Instruction
Using the records provided below, locate and copy each line that contains the word "matplotlib".

Record list
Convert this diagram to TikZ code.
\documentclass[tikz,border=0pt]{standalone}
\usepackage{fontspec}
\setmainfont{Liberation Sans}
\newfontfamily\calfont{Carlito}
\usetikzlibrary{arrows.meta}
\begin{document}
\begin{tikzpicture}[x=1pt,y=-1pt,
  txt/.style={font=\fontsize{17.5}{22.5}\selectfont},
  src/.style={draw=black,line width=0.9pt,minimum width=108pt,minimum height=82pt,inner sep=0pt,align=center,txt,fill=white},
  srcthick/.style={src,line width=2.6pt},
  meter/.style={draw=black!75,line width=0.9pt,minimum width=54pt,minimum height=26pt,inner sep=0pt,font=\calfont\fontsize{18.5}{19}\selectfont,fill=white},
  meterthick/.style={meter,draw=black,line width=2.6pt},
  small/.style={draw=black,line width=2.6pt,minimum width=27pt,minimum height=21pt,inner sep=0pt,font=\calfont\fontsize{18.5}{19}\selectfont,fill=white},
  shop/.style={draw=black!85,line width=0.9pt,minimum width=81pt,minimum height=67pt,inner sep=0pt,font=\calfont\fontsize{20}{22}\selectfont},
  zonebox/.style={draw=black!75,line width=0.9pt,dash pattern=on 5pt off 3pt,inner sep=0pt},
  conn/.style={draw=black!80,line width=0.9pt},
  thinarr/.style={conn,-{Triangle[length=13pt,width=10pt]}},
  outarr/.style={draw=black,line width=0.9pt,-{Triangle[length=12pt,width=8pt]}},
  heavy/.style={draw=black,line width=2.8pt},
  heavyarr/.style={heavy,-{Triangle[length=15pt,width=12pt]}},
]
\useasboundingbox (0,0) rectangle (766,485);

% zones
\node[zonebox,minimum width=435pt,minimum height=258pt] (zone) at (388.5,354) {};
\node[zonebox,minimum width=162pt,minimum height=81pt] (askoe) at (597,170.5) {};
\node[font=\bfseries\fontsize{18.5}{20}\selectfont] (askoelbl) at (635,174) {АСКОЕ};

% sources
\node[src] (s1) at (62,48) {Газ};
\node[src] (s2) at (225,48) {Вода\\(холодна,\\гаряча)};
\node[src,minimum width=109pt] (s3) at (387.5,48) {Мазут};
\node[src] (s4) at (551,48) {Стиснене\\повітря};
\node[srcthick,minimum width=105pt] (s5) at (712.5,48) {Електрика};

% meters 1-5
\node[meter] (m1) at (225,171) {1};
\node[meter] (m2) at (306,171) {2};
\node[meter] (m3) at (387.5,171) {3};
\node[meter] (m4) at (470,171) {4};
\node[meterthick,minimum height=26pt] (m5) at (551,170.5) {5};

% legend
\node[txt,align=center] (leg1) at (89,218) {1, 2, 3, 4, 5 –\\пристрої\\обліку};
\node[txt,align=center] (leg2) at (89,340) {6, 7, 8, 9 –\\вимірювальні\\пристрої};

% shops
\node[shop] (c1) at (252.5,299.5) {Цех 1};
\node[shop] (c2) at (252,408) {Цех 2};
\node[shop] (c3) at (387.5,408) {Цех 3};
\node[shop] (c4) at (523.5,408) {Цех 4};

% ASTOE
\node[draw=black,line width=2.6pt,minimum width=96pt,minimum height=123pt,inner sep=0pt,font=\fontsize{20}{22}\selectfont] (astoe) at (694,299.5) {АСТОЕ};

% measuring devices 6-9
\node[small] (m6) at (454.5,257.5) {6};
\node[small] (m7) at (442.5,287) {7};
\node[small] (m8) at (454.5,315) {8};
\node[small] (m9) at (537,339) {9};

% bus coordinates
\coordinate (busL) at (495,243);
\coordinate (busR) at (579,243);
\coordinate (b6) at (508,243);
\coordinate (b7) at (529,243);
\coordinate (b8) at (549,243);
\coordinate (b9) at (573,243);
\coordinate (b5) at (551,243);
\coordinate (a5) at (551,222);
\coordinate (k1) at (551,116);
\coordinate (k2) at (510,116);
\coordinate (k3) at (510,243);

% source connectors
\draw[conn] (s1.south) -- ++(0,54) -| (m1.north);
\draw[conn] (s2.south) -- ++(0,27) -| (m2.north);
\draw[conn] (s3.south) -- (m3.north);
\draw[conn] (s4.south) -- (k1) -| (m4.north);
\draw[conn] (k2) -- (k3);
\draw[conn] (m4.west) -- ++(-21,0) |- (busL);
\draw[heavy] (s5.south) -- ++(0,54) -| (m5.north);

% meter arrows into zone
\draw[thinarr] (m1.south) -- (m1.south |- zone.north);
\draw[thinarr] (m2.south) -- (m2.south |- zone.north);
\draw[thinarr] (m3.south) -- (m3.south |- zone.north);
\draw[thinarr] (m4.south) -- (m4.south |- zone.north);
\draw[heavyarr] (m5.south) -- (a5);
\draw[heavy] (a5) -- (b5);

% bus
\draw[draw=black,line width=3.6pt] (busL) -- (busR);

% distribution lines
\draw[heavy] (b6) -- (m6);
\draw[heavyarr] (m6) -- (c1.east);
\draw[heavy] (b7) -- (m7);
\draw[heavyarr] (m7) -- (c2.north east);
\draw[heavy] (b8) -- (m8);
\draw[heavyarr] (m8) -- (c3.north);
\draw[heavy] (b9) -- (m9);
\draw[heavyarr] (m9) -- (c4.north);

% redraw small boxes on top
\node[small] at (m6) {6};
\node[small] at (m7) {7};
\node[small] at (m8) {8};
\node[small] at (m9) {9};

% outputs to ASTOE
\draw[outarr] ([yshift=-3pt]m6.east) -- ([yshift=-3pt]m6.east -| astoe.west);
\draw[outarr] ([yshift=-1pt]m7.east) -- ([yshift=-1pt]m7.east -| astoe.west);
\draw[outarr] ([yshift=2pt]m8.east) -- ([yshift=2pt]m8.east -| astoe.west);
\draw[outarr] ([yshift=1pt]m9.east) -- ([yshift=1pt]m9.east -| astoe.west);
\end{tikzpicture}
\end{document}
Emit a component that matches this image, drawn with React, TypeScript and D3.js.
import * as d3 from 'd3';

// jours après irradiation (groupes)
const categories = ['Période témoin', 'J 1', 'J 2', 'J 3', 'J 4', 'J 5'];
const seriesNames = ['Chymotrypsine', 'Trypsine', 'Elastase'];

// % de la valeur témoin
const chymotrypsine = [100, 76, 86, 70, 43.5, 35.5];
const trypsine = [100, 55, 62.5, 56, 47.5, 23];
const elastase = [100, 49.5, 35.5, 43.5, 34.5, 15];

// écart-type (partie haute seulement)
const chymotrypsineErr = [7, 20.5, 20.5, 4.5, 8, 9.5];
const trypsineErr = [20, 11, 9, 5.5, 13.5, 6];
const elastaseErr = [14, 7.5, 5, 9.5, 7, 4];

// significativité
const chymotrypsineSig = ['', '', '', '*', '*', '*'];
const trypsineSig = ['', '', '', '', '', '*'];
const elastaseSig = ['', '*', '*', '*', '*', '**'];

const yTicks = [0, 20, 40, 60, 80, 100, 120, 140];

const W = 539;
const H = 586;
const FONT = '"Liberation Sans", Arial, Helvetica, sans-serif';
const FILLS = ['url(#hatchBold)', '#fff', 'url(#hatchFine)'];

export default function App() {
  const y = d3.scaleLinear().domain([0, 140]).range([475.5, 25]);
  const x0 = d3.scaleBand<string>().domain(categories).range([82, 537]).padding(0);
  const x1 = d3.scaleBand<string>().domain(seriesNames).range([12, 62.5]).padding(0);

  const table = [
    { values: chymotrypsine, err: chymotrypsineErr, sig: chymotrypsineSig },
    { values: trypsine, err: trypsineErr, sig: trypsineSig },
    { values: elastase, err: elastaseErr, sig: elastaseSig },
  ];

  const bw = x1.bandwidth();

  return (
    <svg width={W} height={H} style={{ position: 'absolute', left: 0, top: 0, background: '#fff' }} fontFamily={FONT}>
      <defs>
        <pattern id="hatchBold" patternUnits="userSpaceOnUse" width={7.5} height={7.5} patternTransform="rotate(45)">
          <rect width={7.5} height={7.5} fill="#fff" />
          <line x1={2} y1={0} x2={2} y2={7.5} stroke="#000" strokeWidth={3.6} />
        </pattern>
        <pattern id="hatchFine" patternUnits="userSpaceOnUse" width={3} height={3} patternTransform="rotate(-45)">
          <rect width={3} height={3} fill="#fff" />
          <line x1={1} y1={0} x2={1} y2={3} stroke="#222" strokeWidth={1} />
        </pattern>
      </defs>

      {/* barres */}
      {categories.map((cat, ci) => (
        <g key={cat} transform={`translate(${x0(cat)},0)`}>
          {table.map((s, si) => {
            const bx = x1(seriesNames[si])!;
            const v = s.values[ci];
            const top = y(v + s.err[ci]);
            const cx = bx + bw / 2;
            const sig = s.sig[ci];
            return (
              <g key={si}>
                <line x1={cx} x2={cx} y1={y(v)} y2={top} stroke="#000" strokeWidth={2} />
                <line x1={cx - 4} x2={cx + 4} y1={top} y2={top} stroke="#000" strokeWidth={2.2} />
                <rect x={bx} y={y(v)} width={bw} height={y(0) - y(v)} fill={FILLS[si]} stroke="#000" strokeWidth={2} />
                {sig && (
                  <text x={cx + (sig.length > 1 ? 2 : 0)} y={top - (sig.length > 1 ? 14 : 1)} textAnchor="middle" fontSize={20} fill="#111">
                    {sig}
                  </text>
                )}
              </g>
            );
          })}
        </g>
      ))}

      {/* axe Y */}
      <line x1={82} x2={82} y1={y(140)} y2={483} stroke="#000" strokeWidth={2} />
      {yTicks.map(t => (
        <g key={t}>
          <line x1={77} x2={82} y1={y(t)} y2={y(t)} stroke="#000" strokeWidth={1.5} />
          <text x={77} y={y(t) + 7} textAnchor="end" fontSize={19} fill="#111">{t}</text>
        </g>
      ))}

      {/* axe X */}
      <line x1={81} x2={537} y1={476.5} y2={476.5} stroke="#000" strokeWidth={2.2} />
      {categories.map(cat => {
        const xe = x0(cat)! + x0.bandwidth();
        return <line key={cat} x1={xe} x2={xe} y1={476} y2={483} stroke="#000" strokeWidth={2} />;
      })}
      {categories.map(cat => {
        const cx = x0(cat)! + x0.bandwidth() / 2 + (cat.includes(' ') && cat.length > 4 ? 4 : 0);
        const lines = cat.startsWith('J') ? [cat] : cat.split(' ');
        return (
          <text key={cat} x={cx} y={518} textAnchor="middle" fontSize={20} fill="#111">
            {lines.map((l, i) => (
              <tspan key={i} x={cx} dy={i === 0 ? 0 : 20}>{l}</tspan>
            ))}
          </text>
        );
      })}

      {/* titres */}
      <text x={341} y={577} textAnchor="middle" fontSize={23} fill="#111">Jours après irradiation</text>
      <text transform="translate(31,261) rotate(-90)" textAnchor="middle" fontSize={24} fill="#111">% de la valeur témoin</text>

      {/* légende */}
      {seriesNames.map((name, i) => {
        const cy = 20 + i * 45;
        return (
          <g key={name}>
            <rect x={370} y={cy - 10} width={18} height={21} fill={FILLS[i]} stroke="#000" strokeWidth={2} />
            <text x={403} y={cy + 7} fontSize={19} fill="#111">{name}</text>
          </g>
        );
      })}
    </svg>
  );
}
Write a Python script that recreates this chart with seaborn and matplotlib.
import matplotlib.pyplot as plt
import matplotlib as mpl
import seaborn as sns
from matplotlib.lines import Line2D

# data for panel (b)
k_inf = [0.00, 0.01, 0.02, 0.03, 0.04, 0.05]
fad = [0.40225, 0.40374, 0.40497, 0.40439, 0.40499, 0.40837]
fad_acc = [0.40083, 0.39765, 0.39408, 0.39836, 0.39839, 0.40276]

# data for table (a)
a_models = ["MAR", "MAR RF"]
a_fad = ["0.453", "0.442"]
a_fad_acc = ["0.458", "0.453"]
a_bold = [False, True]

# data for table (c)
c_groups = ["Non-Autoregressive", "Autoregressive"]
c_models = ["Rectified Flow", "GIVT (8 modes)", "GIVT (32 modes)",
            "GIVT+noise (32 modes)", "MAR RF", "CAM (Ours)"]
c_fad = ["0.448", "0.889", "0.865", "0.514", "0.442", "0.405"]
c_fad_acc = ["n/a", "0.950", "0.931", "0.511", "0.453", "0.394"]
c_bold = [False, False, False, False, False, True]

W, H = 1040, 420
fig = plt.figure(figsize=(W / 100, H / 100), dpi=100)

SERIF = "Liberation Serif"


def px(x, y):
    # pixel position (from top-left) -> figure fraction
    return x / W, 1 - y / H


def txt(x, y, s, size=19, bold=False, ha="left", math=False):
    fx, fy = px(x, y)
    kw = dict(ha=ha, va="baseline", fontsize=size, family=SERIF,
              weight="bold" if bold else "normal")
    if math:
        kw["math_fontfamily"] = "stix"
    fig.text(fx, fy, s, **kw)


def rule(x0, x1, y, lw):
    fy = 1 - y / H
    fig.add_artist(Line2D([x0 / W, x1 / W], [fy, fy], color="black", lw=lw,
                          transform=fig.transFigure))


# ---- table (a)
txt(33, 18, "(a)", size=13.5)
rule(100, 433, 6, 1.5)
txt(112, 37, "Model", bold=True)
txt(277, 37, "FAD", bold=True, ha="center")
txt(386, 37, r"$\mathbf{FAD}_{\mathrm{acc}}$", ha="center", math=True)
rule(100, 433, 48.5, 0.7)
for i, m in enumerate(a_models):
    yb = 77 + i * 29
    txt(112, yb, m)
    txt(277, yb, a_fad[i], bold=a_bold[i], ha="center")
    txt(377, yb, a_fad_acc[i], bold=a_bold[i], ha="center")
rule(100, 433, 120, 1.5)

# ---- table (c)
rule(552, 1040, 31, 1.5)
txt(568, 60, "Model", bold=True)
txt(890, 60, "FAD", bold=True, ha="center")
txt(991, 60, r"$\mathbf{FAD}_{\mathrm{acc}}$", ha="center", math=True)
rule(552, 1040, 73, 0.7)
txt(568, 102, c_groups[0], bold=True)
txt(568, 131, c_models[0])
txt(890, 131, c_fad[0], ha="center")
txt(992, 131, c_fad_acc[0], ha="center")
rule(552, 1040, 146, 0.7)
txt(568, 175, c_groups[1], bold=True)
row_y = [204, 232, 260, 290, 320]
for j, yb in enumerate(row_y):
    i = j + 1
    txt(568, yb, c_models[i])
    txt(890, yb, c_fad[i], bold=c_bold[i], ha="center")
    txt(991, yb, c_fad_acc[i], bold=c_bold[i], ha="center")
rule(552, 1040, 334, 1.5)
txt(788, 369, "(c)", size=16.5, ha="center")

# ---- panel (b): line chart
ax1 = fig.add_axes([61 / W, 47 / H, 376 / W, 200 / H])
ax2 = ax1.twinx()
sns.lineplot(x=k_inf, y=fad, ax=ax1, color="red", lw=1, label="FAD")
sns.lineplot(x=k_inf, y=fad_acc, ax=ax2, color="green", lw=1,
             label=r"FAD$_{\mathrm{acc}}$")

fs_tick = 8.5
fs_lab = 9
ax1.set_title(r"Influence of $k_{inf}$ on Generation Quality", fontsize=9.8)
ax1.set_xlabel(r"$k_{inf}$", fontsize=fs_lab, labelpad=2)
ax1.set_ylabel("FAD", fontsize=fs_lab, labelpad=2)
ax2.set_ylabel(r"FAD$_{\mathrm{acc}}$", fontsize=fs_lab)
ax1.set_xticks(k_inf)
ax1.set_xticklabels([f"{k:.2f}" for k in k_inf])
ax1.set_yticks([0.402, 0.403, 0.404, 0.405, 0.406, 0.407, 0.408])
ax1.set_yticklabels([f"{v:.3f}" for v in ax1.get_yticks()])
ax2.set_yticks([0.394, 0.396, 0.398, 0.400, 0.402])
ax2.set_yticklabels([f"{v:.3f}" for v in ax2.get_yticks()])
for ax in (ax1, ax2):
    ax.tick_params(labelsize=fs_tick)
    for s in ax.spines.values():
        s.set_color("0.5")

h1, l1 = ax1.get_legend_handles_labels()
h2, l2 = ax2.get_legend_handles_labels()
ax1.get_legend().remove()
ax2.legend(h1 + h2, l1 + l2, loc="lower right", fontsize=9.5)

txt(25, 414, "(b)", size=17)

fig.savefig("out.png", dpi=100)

Result of the exercise
Write a Python script that recreates this chart with seaborn and matplotlib.
import matplotlib.pyplot as plt
import matplotlib as mpl
from matplotlib.lines import Line2D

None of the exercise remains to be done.